Charts and diagrams as code

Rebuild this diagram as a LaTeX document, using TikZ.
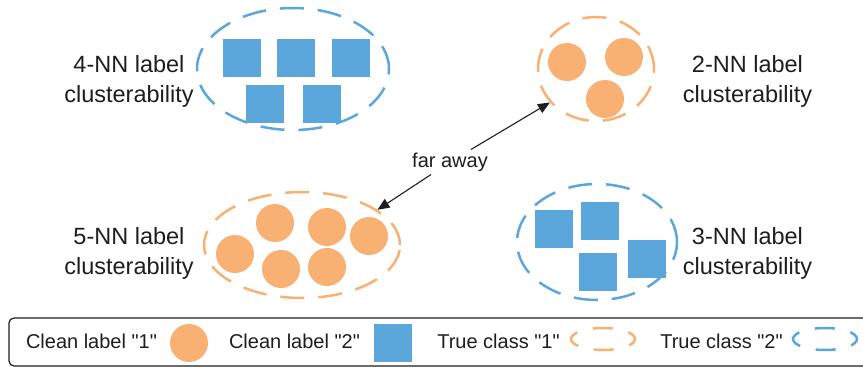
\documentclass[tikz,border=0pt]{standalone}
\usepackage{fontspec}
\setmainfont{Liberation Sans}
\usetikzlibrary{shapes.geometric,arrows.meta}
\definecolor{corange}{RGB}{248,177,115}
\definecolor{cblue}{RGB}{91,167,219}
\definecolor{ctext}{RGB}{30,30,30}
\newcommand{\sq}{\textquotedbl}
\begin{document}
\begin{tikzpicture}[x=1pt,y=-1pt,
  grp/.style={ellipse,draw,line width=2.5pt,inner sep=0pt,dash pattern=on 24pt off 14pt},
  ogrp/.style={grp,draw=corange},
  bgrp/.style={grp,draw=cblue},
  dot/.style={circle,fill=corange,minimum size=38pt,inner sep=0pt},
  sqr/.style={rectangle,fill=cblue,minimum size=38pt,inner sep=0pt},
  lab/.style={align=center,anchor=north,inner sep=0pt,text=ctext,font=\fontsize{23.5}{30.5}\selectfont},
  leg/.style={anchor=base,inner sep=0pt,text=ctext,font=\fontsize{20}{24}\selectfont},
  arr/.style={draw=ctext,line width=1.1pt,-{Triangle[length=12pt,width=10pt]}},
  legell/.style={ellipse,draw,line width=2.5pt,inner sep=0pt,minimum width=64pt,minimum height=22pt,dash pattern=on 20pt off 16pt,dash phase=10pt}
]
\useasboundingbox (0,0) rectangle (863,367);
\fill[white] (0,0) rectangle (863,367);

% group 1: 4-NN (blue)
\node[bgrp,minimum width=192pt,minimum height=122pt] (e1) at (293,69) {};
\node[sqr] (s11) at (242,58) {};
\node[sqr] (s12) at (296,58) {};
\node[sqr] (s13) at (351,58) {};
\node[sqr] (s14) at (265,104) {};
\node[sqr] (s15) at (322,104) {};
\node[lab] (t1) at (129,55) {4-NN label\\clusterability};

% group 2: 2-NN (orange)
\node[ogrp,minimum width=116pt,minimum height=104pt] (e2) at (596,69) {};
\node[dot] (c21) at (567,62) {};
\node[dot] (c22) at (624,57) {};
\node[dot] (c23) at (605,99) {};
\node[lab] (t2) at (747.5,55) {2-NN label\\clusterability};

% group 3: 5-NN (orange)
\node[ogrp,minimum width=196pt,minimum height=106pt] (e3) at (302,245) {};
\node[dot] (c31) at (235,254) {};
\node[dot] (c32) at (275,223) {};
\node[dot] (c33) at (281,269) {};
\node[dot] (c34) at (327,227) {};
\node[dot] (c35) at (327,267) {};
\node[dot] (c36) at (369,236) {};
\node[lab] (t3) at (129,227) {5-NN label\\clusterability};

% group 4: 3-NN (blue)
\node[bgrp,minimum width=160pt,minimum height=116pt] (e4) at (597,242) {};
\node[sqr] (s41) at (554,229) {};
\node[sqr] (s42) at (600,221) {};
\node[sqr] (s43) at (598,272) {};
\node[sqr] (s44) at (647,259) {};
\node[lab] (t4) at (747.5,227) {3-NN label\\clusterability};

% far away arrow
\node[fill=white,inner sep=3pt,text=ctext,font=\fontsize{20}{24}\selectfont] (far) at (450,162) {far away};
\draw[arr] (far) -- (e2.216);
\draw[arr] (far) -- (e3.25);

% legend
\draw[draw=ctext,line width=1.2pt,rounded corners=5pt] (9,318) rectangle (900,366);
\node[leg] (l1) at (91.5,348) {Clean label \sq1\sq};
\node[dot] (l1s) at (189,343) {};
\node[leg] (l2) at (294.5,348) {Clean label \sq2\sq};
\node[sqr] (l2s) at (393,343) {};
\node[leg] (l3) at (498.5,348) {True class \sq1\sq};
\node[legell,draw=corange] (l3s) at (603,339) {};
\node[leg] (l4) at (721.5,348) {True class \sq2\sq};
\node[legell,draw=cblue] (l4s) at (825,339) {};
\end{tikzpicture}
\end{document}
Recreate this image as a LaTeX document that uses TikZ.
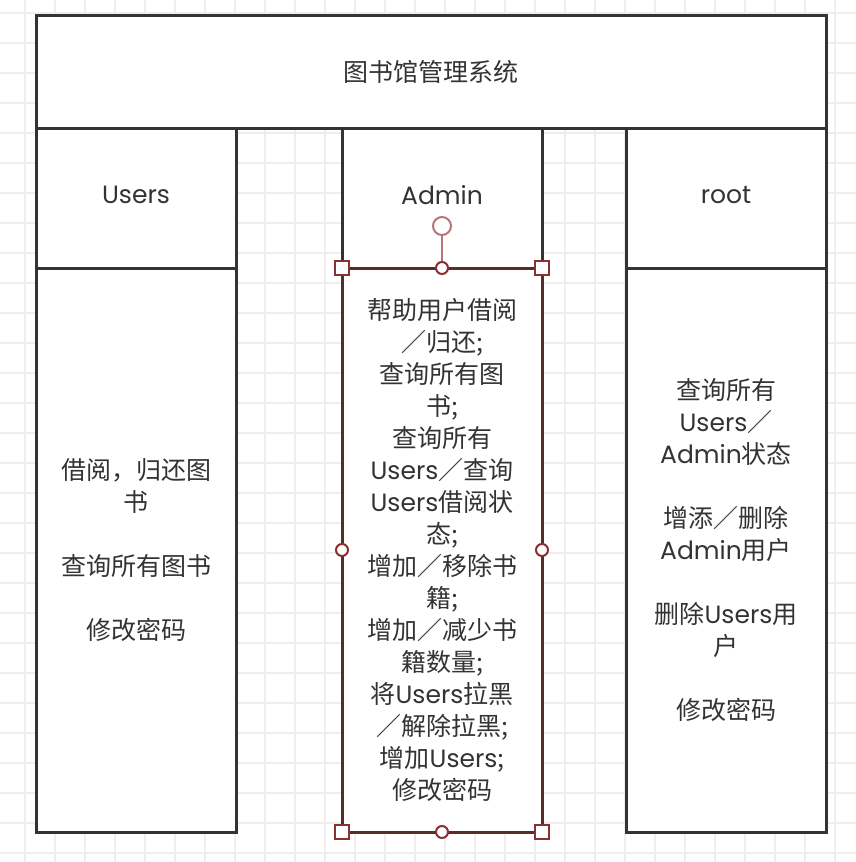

__Task description__
Every entry should be returned exactly as written, minus the pictures.

__Response for this exercise__
Rebuild this diagram as a LaTeX document, using TikZ.
\documentclass[tikz,border=0pt]{standalone}
\usepackage{fontspec}
\setmainfont{Liberation Sans}
\usetikzlibrary{shapes.geometric,arrows.meta}
\definecolor{corange}{RGB}{248,177,115}
\definecolor{cblue}{RGB}{91,167,219}
\definecolor{ctext}{RGB}{30,30,30}
\newcommand{\sq}{\textquotedbl}
\begin{document}
\begin{tikzpicture}[x=1pt,y=-1pt,
  grp/.style={ellipse,draw,line width=2.5pt,inner sep=0pt,dash pattern=on 24pt off 14pt},
  ogrp/.style={grp,draw=corange},
  bgrp/.style={grp,draw=cblue},
  dot/.style={circle,fill=corange,minimum size=38pt,inner sep=0pt},
  sqr/.style={rectangle,fill=cblue,minimum size=38pt,inner sep=0pt},
  lab/.style={align=center,anchor=north,inner sep=0pt,text=ctext,font=\fontsize{23.5}{30.5}\selectfont},
  leg/.style={anchor=base,inner sep=0pt,text=ctext,font=\fontsize{20}{24}\selectfont},
  arr/.style={draw=ctext,line width=1.1pt,-{Triangle[length=12pt,width=10pt]}},
  legell/.style={ellipse,draw,line width=2.5pt,inner sep=0pt,minimum width=64pt,minimum height=22pt,dash pattern=on 20pt off 16pt,dash phase=10pt}
]
\useasboundingbox (0,0) rectangle (863,367);
\fill[white] (0,0) rectangle (863,367);

% group 1: 4-NN (blue)
\node[bgrp,minimum width=192pt,minimum height=122pt] (e1) at (293,69) {};
\node[sqr] (s11) at (242,58) {};
\node[sqr] (s12) at (296,58) {};
\node[sqr] (s13) at (351,58) {};
\node[sqr] (s14) at (265,104) {};
\node[sqr] (s15) at (322,104) {};
\node[lab] (t1) at (129,55) {4-NN label\\clusterability};

% group 2: 2-NN (orange)
\node[ogrp,minimum width=116pt,minimum height=104pt] (e2) at (596,69) {};
\node[dot] (c21) at (567,62) {};
\node[dot] (c22) at (624,57) {};
\node[dot] (c23) at (605,99) {};
\node[lab] (t2) at (747.5,55) {2-NN label\\clusterability};

% group 3: 5-NN (orange)
\node[ogrp,minimum width=196pt,minimum height=106pt] (e3) at (302,245) {};
\node[dot] (c31) at (235,254) {};
\node[dot] (c32) at (275,223) {};
\node[dot] (c33) at (281,269) {};
\node[dot] (c34) at (327,227) {};
\node[dot] (c35) at (327,267) {};
\node[dot] (c36) at (369,236) {};
\node[lab] (t3) at (129,227) {5-NN label\\clusterability};

% group 4: 3-NN (blue)
\node[bgrp,minimum width=160pt,minimum height=116pt] (e4) at (597,242) {};
\node[sqr] (s41) at (554,229) {};
\node[sqr] (s42) at (600,221) {};
\node[sqr] (s43) at (598,272) {};
\node[sqr] (s44) at (647,259) {};
\node[lab] (t4) at (747.5,227) {3-NN label\\clusterability};

% far away arrow
\node[fill=white,inner sep=3pt,text=ctext,font=\fontsize{20}{24}\selectfont] (far) at (450,162) {far away};
\draw[arr] (far) -- (e2.216);
\draw[arr] (far) -- (e3.25);

% legend
\draw[draw=ctext,line width=1.2pt,rounded corners=5pt] (9,318) rectangle (900,366);
\node[leg] (l1) at (91.5,348) {Clean label \sq1\sq};
\node[dot] (l1s) at (189,343) {};
\node[leg] (l2) at (294.5,348) {Clean label \sq2\sq};
\node[sqr] (l2s) at (393,343) {};
\node[leg] (l3) at (498.5,348) {True class \sq1\sq};
\node[legell,draw=corange] (l3s) at (603,339) {};
\node[leg] (l4) at (721.5,348) {True class \sq2\sq};
\node[legell,draw=cblue] (l4s) at (825,339) {};
\end{tikzpicture}
\end{document}
Recreate this image as a LaTeX document that uses TikZ.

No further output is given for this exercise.